** START OF Recorded information **
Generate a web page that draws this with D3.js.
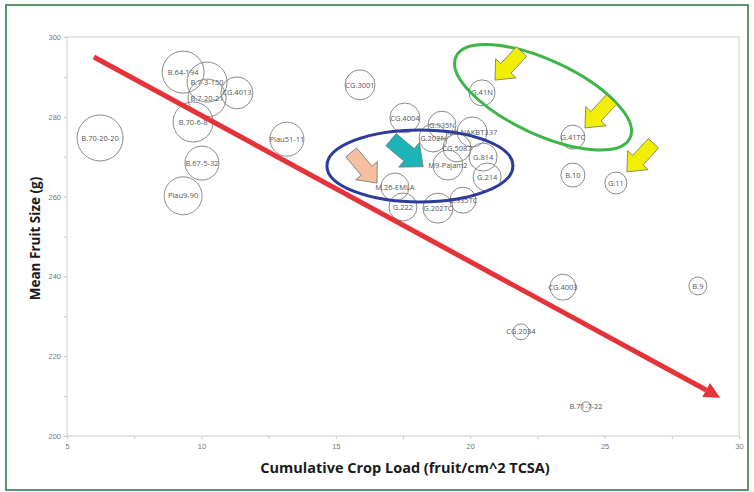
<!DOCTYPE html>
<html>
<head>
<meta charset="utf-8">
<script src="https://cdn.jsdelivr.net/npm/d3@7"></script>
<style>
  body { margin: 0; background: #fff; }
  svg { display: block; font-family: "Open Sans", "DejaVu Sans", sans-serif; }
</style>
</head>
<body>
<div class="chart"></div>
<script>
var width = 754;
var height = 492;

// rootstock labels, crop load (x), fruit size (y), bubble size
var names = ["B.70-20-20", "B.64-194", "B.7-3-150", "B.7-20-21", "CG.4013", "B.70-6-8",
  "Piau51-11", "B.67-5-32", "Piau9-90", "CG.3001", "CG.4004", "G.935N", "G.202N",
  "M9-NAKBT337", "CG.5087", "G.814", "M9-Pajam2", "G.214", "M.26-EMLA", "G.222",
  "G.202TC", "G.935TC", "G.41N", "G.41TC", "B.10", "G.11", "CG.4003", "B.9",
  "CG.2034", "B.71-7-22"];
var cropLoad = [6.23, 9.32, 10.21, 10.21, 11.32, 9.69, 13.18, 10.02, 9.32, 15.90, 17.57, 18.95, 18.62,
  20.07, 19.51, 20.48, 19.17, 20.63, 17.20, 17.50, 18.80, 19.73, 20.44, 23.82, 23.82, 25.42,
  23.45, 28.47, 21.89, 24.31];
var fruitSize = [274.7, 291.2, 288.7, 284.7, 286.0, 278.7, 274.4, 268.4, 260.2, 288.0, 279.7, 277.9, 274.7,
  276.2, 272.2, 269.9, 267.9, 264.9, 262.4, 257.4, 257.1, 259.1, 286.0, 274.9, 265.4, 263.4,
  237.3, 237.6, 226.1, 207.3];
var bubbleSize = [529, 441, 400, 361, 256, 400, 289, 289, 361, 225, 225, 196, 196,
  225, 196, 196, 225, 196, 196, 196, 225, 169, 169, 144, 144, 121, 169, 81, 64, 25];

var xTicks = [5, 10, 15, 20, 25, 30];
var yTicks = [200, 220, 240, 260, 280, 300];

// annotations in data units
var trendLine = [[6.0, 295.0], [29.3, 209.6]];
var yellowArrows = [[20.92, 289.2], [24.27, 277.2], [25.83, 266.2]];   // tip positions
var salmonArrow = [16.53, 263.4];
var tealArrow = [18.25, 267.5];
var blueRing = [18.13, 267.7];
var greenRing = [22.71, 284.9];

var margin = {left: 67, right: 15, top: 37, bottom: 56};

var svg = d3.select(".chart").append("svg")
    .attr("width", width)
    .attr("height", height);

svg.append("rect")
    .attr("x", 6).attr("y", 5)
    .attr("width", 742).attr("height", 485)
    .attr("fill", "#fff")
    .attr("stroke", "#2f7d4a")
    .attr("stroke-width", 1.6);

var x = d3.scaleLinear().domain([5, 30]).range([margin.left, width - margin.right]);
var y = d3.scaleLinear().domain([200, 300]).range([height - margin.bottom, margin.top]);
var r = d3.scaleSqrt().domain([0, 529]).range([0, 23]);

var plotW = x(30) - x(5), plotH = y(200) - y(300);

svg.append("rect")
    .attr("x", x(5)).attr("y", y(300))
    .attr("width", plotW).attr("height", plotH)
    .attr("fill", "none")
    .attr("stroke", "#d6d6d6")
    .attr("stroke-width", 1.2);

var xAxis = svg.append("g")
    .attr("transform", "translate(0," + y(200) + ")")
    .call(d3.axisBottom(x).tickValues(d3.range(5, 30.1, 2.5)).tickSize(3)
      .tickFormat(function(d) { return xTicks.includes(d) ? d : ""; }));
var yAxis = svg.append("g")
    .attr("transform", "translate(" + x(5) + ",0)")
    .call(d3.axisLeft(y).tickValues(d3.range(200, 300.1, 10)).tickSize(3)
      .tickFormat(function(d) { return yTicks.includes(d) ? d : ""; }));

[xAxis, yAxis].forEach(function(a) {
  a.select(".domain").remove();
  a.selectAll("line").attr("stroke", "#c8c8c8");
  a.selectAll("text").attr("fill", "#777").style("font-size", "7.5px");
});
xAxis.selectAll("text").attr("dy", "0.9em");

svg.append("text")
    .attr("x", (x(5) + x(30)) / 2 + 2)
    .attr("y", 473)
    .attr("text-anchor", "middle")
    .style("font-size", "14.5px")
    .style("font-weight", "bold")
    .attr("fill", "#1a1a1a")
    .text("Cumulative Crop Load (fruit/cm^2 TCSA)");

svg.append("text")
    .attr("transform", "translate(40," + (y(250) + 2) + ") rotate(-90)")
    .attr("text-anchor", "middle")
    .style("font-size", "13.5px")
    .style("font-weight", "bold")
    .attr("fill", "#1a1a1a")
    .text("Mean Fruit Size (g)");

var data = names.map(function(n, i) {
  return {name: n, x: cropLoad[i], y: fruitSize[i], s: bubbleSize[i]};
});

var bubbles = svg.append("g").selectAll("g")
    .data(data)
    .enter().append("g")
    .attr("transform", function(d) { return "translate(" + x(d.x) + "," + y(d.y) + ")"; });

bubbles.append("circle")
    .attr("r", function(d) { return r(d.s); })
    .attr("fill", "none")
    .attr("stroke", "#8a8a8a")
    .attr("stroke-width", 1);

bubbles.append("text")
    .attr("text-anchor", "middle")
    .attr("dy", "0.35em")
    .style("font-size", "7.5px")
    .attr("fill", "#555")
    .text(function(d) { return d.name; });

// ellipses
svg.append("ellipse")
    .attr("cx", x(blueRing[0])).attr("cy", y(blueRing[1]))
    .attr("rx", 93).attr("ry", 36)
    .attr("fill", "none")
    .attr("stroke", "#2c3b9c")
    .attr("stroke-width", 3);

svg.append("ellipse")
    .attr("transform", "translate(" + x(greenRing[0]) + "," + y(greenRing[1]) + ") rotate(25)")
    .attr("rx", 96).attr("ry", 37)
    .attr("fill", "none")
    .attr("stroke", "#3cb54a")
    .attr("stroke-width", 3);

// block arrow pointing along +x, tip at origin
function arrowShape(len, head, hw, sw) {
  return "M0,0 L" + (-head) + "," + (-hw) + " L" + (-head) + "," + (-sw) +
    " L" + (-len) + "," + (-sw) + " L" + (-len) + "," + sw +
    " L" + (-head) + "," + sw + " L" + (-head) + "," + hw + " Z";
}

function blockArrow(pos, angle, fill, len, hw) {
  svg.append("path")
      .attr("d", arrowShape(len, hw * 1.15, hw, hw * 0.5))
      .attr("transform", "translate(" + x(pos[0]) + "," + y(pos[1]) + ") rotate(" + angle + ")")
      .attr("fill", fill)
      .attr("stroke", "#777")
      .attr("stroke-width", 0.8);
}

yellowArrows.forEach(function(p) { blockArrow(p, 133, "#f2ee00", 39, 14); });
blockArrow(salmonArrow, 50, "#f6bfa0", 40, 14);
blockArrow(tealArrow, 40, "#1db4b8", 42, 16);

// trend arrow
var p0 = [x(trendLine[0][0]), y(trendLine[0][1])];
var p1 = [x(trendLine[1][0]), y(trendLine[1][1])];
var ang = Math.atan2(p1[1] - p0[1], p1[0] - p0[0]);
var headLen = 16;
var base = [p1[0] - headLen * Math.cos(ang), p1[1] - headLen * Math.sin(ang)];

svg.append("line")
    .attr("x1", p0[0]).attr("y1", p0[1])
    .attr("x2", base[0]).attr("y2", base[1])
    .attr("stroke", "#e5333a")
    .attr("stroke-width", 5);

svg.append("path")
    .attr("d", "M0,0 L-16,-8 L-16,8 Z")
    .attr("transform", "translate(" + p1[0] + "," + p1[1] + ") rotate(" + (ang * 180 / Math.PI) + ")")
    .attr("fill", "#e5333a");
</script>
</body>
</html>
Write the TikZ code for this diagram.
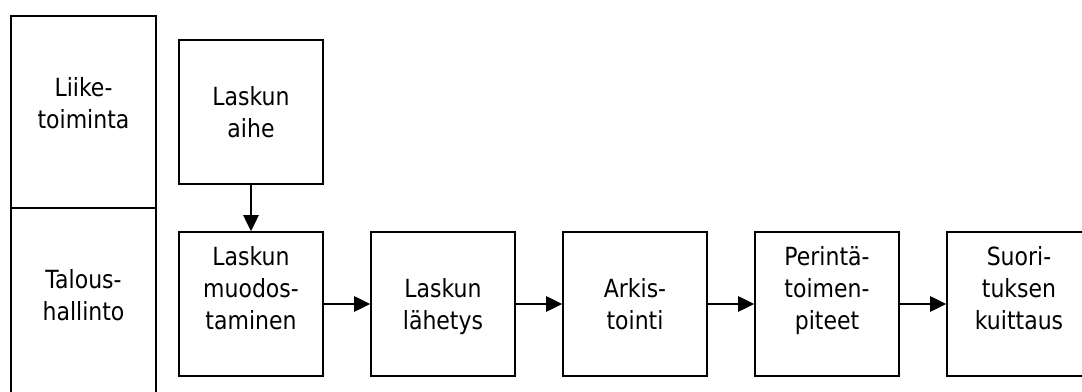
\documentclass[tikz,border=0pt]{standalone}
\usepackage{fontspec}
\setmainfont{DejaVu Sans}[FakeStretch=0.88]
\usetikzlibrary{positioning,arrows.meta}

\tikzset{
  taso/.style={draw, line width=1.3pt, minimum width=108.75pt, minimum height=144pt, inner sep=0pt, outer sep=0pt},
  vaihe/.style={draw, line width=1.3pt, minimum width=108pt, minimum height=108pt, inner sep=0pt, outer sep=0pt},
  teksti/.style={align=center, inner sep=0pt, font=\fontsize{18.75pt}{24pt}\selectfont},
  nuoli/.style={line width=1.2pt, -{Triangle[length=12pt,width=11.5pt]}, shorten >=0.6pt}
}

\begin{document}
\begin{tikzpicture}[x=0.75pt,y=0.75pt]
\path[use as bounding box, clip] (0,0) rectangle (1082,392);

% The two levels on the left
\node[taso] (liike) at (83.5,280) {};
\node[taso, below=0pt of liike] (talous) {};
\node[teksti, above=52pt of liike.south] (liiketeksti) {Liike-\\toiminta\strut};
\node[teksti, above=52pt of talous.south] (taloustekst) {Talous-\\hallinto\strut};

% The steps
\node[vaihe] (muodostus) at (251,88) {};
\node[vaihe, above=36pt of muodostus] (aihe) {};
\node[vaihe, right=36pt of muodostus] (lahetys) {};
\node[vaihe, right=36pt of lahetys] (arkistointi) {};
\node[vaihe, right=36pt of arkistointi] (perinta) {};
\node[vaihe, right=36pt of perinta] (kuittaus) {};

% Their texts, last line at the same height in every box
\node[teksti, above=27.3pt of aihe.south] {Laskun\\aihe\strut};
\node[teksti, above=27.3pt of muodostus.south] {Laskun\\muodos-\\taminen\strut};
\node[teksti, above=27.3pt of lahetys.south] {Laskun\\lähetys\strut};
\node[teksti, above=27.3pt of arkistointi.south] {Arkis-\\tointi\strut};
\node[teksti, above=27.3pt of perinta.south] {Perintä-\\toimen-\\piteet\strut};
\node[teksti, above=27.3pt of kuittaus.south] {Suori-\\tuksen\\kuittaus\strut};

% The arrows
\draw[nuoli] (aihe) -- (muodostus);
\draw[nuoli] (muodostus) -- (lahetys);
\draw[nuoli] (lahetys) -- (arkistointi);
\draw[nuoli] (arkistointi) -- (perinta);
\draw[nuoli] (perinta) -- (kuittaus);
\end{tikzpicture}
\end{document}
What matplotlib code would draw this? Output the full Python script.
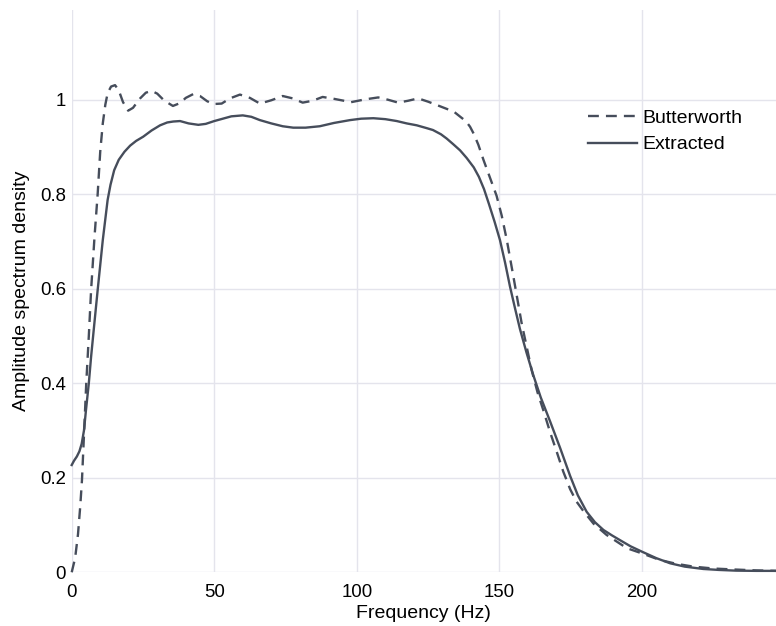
** END OF Recorded information **
From the listing above, copy all lines holding the word "code".

Write the TikZ code for this diagram.
What matplotlib code would draw this? Output the full Python script.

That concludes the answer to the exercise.